宮内:私はソフトウェアを作るのが好きだったものですから、高3までずっと理系コースだったんです。昔の新本格とかですと「人間が書けていない」と批判を受けることもあったようですけれど、その文体が当時理系であった私にはぴたりとフィットしまして。余計なことをこそぎ落としているような気がしたのです。あるいは、私が感想文を書けないこととリンクしているかもしれません。

――密室ものが好きだったんですか。館ものとか。

宮内:館ものが大好きでして。先日実家に帰った折に当時書いていたものを発掘しまして「うわっ」と一人赤面したのですけれど(笑)、たとえば館の平面図がちゃんとあるのですが設定がめちゃくちゃな代物でしたり。
と同時に、不思議と、ドストエフスキーにもぴたりとハマったのです。私は早稲田の付属高校にいたので大学の学部の志望を出すのですけれど、それまでずっと情報工学を志望していたのを文学部に変えて、文転いたしました。その後SFの世界で見出していただいたので、もっと理系の勉強をしておけばと、その選択を少し悔んでいたりもします。ただ、理系に行ったら行ったでものぐさな私が卒業できていたかどうか(笑)。実験とレポートに追われて小説を書く時間がなかったかもしれませんし。

――じゃあ、その時にはもう、将来作家になろうとか、文学を勉強しようとかというはっきりとした意識が芽生えていたわけですよね。

宮内:はい。よくある無根拠な自信とともに。まだないジャンルを書きたかったです。当時好きだったのは綾辻行人さんとドストエフスキーだと考えてみると、おそらくその時に漠然と頭に描いていたのは、笠井潔さんの作品みたいなものかもしれません。たとえば矢吹駆シリーズは哲学的思想をモチーフにしていますよね。

――大学ではワセダミステリクラブに入っていたそうですね。どういう活動をされていたのですか。

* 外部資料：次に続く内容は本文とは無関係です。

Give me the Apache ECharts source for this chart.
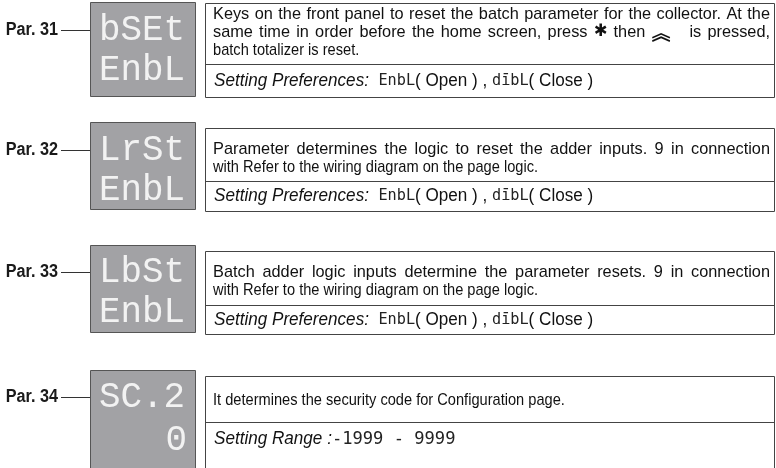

宮内:もっぱら小説ばかり書いておりました。文学部へ行ったのは文学の基礎教養をつけたかったためで、ワセダミステリクラブに入ったのは、エンターテインメントの作法を身に着けたかったためです。代によってムラがあるのですが、私の代のあたりは実作する人が少なく、やや寂しかったです。次の学年で森晶麿さんが入ってきたので「来た!」と思ったのに1か月くらいでいなくなってしまって。だいたい実作系、書評系、読書系と、麻雀系などに分かれていましたか。

――そういえば麻雀、お強いそうですね。デビュー作『盤上の夜』でも麻雀の話がありますが。

宮内:強い時期もありました(笑)。祖母が麻雀好きでして、その祖母の手ほどきでおぼえました。小学生の頃には日本にいないですから、中1か中2の頃ですか。中3の受験勉強の頃には打っていた憶えがあります。家でやってもいい顔をされないので、友達と団地の屋上なんかでこっそり打っておりました。『盤上の夜』には囲碁、チェッカー、麻雀、将棋、古代チェスなどが登場しますが、そのなかで得意だといえるのが麻雀、好きだと言えるのが囲碁なんです。

――先日別のお仕事でお会いした時に、漫画家の日高トモキチさんを愛読されているとおっしゃっていましたよね。日高さんは前に麻雀漫画をお書きになっていて。

宮内:高校時代から読んでいる麻雀雑誌に連載していた日高さんの『パラダイス・ロスト』という漫画がとても好きだったのです。日高さんにはアンソロジー『SFスナイパー』に掲載された「アンビストマの大迷宮」という小説作品もあって、その文体の影響も受けています。もっともらしい文体で変なことが書かれておりまして。私のはともかくあれは傑作です。